Acht Jahre ist es her, da gab der Starviolinist Daniel Hope im Potsdamer Nikolaisaal ein Konzert. Vor den Zugaben verriet er in einer Ansage, dass zu seinen Vorfahren Michel Hirsch gehöre – der erste Rabbiner der Stadt, von dem er aber sonst nicht viel wisse. Vier Wochen später erhielt er eine E-Mail von einem Mann, der im Publikum gesessen hatte. Hirsch sei auf dem 1743 noch zu seinen Lebzeiten eröffneten jüdischen Friedhof von Potsdam beigesetzt. Wenig später besichtigte Hope den Grabstein von Hirsch, der über die Jahrhunderte erhalten blieb. »Ich war sehr bewegt«, erinnert sich der Musiker. Bis dahin hatte er kaum mehr als den Namen des Verwandten gewusst.
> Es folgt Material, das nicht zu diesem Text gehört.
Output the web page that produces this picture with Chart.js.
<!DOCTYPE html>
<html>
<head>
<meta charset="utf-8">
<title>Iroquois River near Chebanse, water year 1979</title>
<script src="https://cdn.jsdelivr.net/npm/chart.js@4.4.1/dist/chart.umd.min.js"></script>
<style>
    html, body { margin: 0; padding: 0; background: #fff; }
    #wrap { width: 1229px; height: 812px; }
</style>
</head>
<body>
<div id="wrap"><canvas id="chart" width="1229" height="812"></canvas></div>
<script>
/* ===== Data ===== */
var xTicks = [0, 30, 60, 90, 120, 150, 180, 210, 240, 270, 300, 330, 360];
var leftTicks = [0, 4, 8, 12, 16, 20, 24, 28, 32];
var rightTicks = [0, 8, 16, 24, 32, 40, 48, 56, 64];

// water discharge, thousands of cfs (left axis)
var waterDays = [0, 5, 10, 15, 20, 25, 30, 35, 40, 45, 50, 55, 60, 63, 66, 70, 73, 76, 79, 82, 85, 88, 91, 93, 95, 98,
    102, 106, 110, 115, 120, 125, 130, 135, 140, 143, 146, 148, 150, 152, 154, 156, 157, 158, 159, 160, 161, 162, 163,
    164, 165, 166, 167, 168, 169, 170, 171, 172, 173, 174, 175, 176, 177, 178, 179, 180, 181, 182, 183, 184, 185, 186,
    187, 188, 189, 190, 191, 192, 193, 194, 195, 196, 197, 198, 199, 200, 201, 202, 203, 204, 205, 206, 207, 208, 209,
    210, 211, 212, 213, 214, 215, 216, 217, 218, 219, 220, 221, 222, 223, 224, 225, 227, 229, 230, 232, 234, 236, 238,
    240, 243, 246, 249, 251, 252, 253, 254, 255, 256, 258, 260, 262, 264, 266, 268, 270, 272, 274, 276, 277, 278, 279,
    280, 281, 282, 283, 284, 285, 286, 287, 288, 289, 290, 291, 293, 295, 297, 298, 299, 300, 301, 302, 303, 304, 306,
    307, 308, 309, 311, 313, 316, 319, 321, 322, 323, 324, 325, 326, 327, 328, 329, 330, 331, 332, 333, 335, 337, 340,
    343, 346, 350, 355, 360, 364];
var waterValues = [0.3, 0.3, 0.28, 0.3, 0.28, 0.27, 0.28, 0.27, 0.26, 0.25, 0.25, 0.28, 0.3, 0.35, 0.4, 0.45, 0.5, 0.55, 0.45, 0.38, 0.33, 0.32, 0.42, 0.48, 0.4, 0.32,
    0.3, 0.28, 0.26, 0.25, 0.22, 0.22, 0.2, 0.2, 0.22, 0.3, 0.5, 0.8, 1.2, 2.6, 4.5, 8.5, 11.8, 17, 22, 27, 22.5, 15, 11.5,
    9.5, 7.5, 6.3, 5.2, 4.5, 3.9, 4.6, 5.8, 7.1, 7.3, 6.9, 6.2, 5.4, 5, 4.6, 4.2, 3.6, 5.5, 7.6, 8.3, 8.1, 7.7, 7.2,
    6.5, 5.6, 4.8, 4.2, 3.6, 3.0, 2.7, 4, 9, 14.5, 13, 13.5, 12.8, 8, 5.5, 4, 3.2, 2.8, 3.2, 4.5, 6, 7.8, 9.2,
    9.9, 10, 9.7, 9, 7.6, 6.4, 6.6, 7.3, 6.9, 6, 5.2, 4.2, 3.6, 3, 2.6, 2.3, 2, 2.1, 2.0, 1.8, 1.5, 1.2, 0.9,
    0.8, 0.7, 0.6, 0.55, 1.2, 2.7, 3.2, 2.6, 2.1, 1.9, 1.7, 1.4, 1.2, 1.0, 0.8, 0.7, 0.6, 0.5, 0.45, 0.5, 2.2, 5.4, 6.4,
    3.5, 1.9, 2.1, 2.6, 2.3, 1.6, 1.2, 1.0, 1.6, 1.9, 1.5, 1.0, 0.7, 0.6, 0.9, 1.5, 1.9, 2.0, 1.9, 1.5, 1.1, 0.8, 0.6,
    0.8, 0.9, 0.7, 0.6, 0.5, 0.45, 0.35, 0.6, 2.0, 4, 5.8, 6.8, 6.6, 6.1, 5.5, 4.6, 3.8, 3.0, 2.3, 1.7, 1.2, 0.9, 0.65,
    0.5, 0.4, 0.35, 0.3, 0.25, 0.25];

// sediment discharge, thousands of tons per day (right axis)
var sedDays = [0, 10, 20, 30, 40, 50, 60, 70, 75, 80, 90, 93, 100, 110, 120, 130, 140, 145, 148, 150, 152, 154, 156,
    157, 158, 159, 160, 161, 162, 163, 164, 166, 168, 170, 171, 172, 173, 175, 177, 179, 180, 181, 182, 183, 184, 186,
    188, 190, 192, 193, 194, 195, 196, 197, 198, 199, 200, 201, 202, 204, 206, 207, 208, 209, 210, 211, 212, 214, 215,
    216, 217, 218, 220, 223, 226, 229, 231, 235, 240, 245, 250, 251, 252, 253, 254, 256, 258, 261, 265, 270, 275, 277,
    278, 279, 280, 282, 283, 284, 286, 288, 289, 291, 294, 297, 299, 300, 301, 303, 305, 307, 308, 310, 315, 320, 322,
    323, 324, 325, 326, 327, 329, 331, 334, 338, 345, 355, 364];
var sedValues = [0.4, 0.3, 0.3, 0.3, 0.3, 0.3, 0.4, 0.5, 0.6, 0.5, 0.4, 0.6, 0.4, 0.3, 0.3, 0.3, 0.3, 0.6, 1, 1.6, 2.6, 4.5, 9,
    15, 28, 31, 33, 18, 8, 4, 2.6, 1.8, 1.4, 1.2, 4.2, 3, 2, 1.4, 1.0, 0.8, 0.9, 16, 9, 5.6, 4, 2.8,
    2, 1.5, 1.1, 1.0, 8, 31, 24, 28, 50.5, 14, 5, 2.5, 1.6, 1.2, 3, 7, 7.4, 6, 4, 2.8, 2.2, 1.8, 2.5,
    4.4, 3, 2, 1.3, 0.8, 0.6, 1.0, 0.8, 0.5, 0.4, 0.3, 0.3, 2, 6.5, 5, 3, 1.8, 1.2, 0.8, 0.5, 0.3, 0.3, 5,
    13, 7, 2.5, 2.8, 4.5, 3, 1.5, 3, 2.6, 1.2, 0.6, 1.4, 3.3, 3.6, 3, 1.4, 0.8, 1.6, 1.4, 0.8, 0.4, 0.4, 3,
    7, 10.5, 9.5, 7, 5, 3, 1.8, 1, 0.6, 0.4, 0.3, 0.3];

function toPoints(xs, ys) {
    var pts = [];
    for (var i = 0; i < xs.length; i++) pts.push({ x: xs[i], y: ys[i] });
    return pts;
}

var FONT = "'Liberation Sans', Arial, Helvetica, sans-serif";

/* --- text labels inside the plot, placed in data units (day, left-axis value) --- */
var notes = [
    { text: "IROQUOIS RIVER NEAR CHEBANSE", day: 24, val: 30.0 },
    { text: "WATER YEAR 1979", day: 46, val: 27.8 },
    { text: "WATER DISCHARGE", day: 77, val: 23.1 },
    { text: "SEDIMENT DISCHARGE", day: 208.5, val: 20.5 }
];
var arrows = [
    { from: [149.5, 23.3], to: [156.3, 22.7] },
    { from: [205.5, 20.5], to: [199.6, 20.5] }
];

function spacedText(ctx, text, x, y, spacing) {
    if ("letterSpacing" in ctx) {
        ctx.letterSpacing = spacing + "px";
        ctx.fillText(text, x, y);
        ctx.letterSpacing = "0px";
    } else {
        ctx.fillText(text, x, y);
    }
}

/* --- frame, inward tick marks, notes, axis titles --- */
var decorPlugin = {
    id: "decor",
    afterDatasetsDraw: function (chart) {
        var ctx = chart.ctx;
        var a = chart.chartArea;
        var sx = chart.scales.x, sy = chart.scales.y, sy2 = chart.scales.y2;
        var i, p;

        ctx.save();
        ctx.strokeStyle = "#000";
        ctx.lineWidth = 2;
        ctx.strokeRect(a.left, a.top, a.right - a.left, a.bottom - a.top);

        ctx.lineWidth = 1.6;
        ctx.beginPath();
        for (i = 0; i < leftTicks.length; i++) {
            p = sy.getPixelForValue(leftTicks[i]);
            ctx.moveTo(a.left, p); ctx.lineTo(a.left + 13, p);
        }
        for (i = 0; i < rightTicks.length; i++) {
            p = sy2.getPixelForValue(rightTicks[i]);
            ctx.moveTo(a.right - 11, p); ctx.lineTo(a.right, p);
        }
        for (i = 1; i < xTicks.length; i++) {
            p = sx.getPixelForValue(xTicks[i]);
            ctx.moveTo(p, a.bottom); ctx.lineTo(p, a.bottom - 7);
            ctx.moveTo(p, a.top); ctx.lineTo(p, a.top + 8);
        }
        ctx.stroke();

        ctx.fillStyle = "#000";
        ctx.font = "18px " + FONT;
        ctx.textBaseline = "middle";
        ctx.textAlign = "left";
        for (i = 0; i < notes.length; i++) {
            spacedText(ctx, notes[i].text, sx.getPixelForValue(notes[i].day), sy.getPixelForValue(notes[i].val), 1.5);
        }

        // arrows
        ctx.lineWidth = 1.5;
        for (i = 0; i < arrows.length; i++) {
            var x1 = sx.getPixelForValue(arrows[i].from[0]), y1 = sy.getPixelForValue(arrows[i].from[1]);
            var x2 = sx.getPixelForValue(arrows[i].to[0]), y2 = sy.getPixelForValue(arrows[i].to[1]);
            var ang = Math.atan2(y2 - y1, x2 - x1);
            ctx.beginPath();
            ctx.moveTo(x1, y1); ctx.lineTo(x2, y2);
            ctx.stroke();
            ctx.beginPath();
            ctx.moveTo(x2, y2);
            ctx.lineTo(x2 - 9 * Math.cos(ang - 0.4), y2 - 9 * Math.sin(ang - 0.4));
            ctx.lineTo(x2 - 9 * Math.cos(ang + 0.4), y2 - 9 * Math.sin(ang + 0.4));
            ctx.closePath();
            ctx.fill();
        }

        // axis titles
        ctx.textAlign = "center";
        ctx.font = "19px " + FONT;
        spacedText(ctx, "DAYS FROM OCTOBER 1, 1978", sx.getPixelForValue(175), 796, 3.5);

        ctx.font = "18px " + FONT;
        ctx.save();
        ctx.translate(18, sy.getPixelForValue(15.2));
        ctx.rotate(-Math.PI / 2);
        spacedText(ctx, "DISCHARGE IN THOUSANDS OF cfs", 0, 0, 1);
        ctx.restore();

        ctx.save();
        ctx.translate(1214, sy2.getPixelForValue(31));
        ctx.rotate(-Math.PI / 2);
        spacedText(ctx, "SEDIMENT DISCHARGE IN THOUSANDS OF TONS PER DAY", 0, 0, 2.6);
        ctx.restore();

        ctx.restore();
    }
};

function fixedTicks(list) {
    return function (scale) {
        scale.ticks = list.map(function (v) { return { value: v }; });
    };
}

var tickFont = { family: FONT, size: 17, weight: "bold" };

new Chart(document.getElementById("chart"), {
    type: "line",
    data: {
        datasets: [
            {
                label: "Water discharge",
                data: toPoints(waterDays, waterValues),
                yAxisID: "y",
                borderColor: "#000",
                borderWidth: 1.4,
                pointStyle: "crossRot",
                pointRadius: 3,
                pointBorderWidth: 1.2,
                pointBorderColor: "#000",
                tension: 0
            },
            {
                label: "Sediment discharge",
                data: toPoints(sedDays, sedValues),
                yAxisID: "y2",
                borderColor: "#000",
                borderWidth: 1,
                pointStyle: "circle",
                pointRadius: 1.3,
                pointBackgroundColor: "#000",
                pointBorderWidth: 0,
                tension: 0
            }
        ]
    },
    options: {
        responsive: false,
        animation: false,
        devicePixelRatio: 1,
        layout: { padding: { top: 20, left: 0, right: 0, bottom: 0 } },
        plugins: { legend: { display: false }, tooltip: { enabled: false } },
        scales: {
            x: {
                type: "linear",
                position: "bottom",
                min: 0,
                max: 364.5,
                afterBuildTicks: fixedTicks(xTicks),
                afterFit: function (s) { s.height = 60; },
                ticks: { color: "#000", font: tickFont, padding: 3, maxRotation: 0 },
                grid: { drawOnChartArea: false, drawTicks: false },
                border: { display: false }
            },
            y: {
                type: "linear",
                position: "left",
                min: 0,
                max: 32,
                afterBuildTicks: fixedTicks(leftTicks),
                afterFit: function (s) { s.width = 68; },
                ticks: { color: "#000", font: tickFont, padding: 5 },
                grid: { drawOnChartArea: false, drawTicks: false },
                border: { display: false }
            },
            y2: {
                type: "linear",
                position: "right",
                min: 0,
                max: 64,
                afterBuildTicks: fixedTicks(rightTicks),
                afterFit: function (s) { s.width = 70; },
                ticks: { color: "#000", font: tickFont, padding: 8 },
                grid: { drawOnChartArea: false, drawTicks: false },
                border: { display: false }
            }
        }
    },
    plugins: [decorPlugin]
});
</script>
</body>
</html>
»Ich wohne nicht einmal 35 Minuten von hier«, erklärt Hope am Donnerstag in der Trauerhalle des Friedhofs an der Puschkinallee. »Ich sehe, wie schön sie ist und wie schön sie sein könnte.« Seine Mutter habe bereits Geld für die Restaurierung der Halle gespendet und er werde das heute auch noch tun.

Daniel Hope hat den Friedhof auch seinem Vater, dem Schriftsteller Christopher Hope, gezeigt, einem katholischen Südafrikaner irischer Abstammung. Der Großvater sei als Pilot im Zweiten Weltkrieg gefallen und im heutigen Israel bestattet worden, erzählt Daniel Hope. Deswegen sei auch Christopher Hope sehr bewegt gewesen, als er das Grab des Rabbiners Hirsch aufsuchte, der ein Vorfahre seiner Frau ist, berichtet der Sohn Daniel Hope. Seine Großeltern mütterlicherseits hatten in Berlin gelebt und flohen vor den Faschisten nach Südafrika.
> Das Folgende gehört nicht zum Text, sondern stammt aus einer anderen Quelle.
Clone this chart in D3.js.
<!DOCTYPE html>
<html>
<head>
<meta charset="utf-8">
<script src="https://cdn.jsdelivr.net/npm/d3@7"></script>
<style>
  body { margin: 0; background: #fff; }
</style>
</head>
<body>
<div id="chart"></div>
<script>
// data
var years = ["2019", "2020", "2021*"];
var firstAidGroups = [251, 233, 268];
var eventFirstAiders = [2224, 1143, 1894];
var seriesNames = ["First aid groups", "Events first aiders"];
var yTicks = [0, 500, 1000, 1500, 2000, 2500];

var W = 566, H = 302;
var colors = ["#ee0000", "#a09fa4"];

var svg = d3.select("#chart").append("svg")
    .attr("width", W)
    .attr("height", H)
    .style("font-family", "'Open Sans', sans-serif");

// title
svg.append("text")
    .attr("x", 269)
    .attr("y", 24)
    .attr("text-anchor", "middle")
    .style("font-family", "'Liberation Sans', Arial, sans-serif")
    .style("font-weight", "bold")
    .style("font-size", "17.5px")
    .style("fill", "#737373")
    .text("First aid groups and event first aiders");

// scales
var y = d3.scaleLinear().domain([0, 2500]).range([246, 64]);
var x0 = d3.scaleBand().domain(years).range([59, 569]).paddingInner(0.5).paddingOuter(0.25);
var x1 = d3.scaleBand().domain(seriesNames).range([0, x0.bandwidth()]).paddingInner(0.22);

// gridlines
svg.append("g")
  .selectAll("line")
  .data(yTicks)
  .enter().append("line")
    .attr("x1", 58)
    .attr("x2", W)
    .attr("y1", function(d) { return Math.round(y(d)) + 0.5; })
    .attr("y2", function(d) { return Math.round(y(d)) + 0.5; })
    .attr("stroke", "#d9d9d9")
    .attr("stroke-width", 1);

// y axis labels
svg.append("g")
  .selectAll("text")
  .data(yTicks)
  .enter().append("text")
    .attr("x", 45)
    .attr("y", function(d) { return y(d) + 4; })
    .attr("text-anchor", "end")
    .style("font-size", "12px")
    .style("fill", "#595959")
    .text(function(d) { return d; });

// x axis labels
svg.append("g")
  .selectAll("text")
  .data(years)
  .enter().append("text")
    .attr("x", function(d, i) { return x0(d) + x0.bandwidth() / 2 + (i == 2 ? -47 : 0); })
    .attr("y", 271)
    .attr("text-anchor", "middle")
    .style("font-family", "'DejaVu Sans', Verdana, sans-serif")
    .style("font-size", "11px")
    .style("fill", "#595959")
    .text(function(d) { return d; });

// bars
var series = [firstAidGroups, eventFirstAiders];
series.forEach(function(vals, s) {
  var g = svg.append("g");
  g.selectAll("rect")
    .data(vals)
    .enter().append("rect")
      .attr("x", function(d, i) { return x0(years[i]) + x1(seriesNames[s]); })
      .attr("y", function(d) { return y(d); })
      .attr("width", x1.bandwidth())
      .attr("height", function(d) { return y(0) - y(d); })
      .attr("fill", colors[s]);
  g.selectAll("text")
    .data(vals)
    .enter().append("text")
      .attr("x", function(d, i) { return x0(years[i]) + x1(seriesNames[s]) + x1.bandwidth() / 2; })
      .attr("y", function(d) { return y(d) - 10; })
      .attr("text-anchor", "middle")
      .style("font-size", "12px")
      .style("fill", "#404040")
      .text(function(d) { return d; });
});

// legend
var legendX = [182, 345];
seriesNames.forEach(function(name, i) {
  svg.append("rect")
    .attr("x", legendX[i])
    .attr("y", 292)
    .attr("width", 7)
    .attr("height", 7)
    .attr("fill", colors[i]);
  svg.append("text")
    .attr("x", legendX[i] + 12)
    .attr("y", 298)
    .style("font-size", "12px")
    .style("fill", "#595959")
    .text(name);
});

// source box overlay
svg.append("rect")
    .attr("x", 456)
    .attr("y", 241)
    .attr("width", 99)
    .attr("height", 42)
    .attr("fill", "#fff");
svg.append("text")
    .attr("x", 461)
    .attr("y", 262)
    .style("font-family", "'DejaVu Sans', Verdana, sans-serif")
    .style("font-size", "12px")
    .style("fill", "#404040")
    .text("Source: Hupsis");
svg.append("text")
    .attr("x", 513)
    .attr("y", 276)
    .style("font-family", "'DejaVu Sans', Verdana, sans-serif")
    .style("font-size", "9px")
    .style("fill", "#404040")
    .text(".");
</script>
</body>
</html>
»Ich bin heute hier, um meine Solidarität mit der jüdischen Bevölkerung in Deutschland zu zeigen«, erklärt Daniel Hope am Donnerstag. Anlass der Friedhofsbegehung ist der 85. Jahrestag der Pogromnacht von 1938, als SA-Horden jüdische Geschäfte demolierten, die Inhaber verprügelten oder sogar ermordeten und Synagogen in Brand setzten. Die alte Potsdamer Synagoge wurde damals nicht abgefackelt, aber geschändet. Es gibt sie heute nicht mehr. Aber im kommenden Jahr soll eine neue Synagoge fertig werden. Die vor allem durch Zuwanderung aus den Nachfolgestaaten der Sowjetunion angewachsene jüdische Gemeinde der Stadt wartet schon lange darauf.
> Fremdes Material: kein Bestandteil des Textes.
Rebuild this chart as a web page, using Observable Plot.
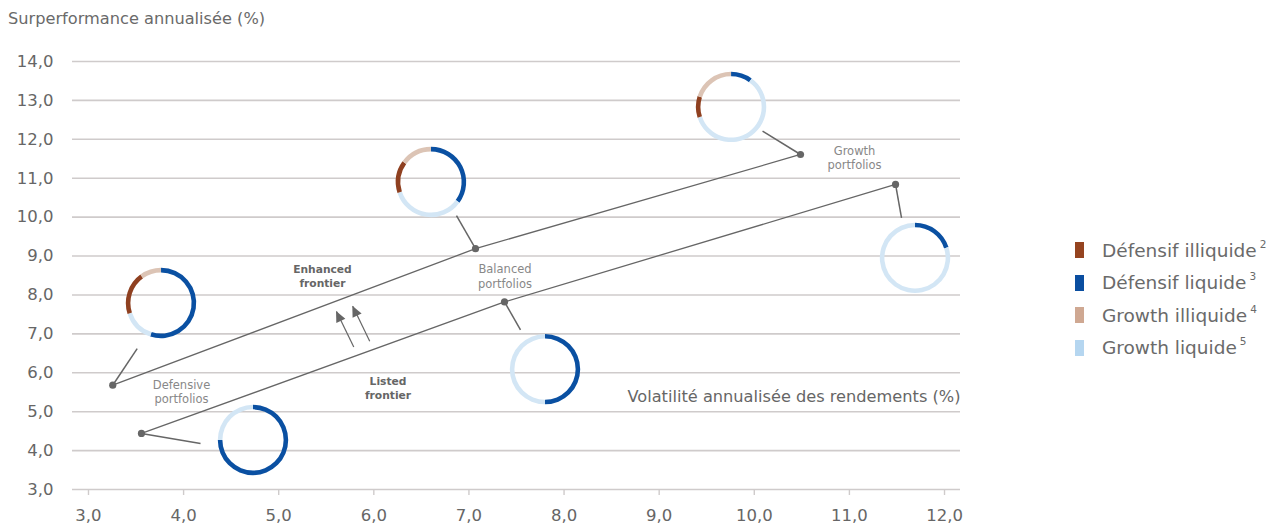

Neben Deutsch wird vor allem Russisch gesprochen bei der Friedhofsbegehung am Donnerstag und dann noch Hebräisch, als Rabbiner Ariel Kirzon am Gedenkstein für die in der Nazizeit verfolgten und ermordeten Juden aus Potsdam und Umgebung betet. Auf dem sanft ansteigenden Gelände befindet sich der Gedenkstein knapp unterhalb des kleineren Friedhofsteils mit den 532 historischen Grabsteinen, die zum Weltkulturerbe gehören. Unten sind die modernen Grabsteine zu finden, die ab den 1990er Jahren aufgestellt worden sind.

Der jüdische Friedhof an der Puschkinallee sei der größte seiner Art in Brandenburg und der am besten erhaltene, erläutert Susanne Krause-Hinrichs vom unlängst gegründeten Förderverein. Er stehe unter Denkmalschutz, aber es finden nach wie vor Bestattungen nach dem kompletten jüdischen Ritus statt, was es anderswo im Bundesland so nicht gebe. Langsam stoße der Friedhof an seine Kapazitätsgrenze. Die Begehung zum Jahrestag des Pogroms von 1938 sei im September geplant worden, doch inzwischen werde der historische Anlass überschattet vom Terrorangriff der Hamas am 7. Oktober 2023. Die Welt sei dadurch eine andere geworden, sagt Krause-Hinrichs.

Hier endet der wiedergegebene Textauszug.